LM: They’re number one for us and for everyone involved. And, we want to make sure whoever we partner with – because they are partners in this – has that same mindset, and that they’re providing the proper training to their people. Our vendors send me their protocols, and when I ask, I do expect it right away. Especially with new vendors; this is part of our interview process.

IREM: What are some causes for termination?

LM: Non-performance is one. If a job isn’t getting done and someone doesn’t ask for help or seek explanations. We’ll make sure they understand what needs to be done and why. We’ll wait 30 days and ask someone from their office to help.
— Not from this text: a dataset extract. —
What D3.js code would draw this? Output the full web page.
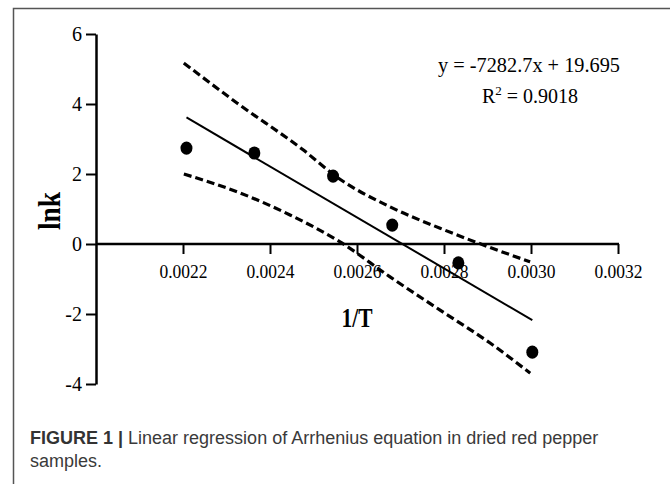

If another 30 days go by, and it still isn’t done, we’ll start termination proceedings. At this point, it’s no longer just the individual’s fault, it’s also the company’s fault because they didn’t follow up.

Honesty and communication are key in these partnerships. With staff members, let’s say in cases of non-performance, we do go through all of the proper channels. We’ll issue warnings, and if necessary, put a person on probation. We’ll document all of the issues that got us to this point, and we’ll hold biweekly meetings to see how they’re doing before we take action.

IREM: So, you see vendors as partners . . . just as you do staff members?

LM: We partner with vendors and staff members alike because we want to be sure everyone has the same common goal. Our clients look to us to make sure everything is maintained properly, and that we’re looking at ways to increase value and revenue. Everyone plays a part in that.

Longstanding partnerships also allow us to get their top talent, and we believe that helps to get things done more professionally and efficiently. That’s really important because at a property, our vendors become the face of Charles Dunn.